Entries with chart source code
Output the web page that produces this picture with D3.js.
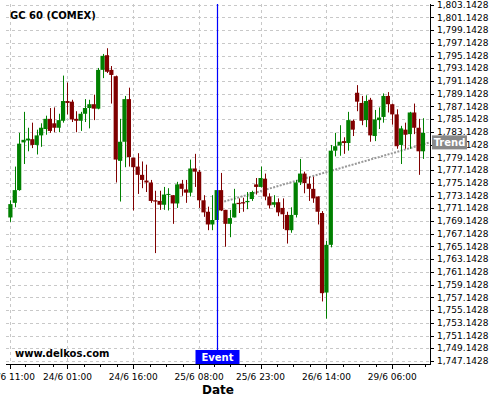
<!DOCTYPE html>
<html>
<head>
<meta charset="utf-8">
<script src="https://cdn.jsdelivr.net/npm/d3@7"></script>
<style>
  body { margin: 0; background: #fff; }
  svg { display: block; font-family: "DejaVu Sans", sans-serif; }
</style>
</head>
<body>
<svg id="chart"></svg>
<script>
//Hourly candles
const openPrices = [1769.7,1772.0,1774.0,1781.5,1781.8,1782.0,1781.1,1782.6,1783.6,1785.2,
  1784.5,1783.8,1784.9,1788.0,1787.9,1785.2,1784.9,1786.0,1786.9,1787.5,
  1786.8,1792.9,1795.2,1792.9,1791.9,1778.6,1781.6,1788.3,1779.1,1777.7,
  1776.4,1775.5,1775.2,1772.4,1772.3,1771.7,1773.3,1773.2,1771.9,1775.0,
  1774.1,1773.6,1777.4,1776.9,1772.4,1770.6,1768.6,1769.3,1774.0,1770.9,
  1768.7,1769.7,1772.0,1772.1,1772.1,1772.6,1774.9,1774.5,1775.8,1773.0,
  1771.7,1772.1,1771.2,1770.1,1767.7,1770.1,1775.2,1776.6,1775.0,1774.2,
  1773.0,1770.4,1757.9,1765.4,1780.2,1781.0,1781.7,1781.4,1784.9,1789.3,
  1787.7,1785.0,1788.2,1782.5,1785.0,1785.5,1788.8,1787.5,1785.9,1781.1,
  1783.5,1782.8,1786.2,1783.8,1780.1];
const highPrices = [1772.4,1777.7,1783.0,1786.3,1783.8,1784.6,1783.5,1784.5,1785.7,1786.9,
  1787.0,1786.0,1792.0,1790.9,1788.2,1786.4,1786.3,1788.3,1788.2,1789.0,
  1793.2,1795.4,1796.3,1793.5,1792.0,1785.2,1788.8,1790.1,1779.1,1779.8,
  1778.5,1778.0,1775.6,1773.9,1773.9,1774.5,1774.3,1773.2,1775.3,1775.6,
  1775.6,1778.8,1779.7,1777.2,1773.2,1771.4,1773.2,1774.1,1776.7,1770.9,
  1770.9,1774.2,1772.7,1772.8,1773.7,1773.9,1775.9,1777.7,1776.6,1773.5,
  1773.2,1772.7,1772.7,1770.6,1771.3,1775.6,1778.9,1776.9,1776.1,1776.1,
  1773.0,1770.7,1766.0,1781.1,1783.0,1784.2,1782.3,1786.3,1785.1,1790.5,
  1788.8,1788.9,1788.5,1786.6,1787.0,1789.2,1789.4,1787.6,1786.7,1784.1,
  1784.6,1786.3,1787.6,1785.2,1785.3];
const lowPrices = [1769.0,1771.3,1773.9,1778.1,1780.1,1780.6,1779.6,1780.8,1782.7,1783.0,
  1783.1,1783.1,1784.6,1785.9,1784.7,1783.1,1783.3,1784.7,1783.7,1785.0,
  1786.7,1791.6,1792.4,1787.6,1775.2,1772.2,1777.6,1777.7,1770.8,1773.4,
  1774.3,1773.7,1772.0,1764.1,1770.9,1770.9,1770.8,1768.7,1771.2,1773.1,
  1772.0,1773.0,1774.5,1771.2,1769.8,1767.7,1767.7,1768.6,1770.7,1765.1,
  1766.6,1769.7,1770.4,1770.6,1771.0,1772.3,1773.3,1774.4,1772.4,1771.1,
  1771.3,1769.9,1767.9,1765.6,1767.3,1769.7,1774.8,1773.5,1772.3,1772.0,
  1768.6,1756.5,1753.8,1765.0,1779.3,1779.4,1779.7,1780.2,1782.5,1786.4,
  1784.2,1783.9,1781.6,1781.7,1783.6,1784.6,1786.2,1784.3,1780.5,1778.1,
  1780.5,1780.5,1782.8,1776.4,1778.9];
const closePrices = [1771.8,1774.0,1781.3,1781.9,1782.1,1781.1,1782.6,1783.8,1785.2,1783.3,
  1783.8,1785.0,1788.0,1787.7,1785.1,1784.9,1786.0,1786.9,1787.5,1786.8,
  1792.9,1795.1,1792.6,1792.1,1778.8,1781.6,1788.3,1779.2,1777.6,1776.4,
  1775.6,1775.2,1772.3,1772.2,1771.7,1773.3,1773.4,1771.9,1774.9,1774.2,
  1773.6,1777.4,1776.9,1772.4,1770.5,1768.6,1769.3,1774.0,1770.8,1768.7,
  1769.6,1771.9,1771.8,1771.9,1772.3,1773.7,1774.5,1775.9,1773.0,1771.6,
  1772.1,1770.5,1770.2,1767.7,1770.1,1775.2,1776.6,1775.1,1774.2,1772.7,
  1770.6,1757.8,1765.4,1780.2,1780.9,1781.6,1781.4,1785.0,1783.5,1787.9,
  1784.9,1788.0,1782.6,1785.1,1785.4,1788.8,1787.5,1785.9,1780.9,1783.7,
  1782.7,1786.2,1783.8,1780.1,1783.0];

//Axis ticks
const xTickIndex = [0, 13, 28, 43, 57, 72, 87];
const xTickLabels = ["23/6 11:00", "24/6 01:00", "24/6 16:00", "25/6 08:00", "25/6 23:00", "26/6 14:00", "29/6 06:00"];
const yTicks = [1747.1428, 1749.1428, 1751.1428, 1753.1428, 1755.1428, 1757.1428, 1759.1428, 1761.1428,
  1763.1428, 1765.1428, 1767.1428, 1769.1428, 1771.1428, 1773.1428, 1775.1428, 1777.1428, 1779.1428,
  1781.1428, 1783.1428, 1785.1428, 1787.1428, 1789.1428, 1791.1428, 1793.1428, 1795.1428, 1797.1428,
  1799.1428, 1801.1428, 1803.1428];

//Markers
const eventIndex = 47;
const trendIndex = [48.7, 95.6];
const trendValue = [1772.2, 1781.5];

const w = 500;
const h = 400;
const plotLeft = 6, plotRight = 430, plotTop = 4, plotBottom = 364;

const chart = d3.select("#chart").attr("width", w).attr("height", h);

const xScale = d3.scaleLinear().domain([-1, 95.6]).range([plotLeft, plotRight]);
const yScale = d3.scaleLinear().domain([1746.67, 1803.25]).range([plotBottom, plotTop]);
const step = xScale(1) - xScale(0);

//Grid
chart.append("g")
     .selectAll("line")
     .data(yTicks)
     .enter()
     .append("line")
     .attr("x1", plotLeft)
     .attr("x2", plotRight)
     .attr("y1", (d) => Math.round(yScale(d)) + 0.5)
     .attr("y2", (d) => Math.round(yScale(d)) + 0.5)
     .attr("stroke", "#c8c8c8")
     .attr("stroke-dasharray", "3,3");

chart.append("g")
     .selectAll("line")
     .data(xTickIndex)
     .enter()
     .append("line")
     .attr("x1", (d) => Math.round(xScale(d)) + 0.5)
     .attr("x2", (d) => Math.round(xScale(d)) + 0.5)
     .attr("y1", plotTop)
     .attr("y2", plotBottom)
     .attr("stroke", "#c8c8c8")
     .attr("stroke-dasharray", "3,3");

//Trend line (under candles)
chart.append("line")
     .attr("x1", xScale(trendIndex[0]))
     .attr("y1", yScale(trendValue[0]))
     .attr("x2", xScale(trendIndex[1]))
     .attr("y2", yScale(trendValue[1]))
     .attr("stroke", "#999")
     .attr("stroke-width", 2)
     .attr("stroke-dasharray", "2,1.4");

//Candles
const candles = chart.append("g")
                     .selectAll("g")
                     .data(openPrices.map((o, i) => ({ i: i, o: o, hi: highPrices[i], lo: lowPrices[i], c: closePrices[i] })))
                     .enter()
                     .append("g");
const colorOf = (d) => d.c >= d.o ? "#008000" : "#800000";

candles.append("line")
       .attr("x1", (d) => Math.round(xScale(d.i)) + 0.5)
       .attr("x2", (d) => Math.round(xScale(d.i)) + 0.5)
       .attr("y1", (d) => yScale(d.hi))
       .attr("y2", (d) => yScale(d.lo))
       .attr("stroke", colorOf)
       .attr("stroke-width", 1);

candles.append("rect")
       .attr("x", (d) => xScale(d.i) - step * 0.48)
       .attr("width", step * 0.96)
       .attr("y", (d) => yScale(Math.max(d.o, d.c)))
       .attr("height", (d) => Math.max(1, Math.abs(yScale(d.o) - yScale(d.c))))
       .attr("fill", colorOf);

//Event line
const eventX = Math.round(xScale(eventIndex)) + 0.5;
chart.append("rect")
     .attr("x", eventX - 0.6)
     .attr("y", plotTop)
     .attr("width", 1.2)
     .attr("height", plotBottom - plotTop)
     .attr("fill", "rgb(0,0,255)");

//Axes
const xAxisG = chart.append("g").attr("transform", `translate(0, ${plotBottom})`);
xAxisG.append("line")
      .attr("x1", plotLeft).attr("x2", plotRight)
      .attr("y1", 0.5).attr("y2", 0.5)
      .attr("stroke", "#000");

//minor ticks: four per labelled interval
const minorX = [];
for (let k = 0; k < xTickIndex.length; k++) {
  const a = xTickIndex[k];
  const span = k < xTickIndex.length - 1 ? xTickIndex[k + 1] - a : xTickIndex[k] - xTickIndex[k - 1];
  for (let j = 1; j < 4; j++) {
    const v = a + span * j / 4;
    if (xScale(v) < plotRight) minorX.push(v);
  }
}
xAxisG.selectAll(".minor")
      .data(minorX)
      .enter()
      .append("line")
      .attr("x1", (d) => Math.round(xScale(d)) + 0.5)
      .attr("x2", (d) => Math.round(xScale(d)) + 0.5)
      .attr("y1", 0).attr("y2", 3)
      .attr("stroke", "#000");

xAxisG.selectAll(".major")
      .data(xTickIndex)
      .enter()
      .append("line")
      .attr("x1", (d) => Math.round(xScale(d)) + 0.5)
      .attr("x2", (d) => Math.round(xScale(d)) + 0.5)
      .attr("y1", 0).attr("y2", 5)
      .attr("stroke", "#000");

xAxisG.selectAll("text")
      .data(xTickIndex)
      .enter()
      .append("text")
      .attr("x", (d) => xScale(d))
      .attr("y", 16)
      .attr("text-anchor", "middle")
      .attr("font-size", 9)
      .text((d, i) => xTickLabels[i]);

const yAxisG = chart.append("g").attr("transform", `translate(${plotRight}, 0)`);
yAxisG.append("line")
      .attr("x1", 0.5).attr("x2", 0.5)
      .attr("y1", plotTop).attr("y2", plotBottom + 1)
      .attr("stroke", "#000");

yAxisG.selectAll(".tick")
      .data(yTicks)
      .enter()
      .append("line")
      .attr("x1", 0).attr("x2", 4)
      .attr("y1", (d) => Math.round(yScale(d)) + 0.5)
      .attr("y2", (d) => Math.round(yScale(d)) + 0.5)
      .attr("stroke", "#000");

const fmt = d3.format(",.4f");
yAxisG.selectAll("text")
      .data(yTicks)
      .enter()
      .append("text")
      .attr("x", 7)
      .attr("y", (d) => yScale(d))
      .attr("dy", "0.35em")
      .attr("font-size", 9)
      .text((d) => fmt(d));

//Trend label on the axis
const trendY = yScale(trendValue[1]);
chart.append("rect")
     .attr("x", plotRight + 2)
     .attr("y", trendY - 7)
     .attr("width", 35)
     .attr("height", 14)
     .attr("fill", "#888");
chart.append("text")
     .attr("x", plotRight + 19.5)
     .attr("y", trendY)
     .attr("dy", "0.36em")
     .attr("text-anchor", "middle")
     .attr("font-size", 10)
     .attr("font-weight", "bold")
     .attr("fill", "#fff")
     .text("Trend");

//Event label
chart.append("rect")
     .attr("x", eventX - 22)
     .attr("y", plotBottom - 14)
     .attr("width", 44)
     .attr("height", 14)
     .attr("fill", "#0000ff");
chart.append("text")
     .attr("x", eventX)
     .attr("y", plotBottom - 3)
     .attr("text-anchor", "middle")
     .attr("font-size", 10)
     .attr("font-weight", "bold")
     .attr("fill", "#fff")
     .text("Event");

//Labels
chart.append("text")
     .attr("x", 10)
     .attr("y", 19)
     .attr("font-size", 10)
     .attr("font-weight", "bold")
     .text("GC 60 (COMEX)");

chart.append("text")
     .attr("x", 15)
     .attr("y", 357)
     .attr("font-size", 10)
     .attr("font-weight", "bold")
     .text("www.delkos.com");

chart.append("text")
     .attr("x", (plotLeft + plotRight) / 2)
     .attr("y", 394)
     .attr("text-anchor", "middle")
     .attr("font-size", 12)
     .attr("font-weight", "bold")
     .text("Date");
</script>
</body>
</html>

--

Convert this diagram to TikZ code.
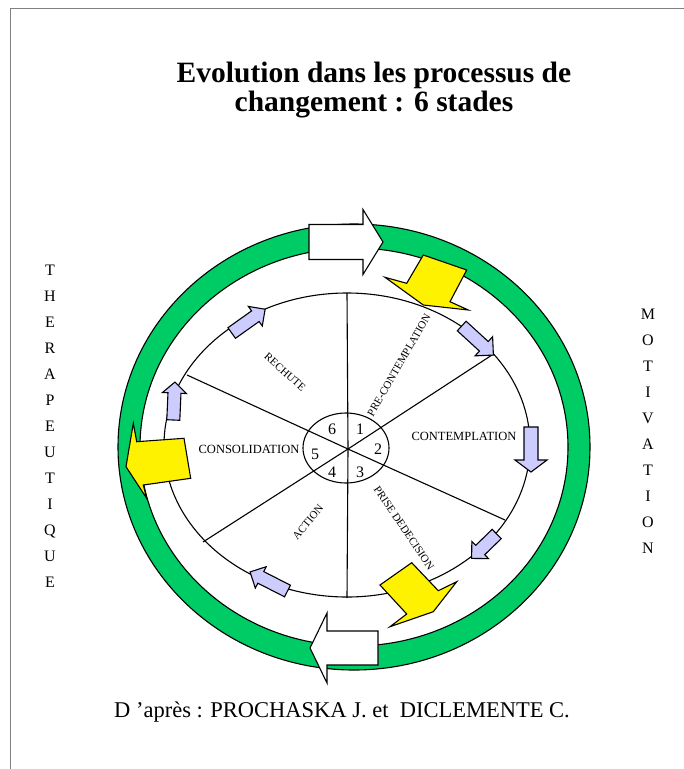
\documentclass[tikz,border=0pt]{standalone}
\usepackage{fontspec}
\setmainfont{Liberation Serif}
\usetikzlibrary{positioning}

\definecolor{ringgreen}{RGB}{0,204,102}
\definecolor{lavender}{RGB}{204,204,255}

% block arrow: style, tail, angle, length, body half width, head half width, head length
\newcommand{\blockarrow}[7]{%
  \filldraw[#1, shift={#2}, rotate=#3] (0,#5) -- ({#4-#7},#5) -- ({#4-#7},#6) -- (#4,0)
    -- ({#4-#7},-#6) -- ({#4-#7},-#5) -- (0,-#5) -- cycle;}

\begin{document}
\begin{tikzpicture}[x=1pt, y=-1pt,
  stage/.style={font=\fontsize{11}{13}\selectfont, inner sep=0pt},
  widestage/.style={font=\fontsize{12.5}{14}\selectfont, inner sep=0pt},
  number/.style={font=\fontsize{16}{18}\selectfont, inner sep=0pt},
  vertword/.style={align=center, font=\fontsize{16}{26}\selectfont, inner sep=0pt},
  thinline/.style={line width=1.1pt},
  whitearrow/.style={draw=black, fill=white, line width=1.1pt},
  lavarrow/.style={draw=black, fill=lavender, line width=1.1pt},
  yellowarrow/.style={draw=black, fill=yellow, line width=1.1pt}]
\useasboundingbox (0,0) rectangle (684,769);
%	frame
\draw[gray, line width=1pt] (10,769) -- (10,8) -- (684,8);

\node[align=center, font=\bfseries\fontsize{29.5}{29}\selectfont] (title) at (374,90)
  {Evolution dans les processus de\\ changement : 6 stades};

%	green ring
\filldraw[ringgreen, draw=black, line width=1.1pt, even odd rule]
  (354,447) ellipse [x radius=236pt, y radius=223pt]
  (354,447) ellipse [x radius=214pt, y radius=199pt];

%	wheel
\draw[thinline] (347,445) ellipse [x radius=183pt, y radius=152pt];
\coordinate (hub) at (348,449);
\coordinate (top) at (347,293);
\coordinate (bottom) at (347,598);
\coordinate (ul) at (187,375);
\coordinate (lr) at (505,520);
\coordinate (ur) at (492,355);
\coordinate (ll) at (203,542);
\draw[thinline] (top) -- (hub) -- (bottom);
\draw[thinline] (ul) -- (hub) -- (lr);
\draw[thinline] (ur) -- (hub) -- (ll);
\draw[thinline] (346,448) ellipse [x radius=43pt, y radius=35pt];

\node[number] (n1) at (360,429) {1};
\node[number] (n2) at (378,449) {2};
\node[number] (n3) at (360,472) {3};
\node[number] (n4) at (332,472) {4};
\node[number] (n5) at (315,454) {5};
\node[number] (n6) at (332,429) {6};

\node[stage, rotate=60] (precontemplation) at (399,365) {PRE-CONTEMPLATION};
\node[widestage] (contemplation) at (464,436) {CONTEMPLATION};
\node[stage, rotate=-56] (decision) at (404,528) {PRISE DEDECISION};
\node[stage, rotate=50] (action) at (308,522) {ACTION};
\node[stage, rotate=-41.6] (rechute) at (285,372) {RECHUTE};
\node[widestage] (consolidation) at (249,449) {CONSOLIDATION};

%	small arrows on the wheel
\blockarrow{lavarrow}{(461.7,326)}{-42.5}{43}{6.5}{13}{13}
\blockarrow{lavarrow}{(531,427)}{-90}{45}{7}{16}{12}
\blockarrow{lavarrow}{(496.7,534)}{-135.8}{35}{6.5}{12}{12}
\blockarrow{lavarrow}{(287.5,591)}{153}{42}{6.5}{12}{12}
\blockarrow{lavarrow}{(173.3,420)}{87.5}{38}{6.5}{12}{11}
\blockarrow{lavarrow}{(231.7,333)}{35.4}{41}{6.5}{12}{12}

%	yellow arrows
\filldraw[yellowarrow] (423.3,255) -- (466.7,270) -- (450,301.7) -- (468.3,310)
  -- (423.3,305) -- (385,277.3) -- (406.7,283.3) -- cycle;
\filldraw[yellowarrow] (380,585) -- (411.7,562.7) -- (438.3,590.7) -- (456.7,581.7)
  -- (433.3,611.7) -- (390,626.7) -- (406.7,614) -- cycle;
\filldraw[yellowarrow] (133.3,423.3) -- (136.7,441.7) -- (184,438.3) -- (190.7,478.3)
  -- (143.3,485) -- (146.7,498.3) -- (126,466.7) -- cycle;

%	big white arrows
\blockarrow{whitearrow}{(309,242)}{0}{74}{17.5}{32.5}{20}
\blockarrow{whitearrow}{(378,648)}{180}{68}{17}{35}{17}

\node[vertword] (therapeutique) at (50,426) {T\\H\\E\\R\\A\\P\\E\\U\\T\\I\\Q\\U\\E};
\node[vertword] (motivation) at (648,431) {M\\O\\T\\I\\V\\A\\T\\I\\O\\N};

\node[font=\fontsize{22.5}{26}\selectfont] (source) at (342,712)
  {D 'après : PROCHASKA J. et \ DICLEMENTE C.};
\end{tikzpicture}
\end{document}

THE EXERCISE: Find the word "this" in the material, then list each line that holds it.

COMPLETE RESPONSE:
Output the web page that produces this picture with D3.js.
Convert this diagram to TikZ code.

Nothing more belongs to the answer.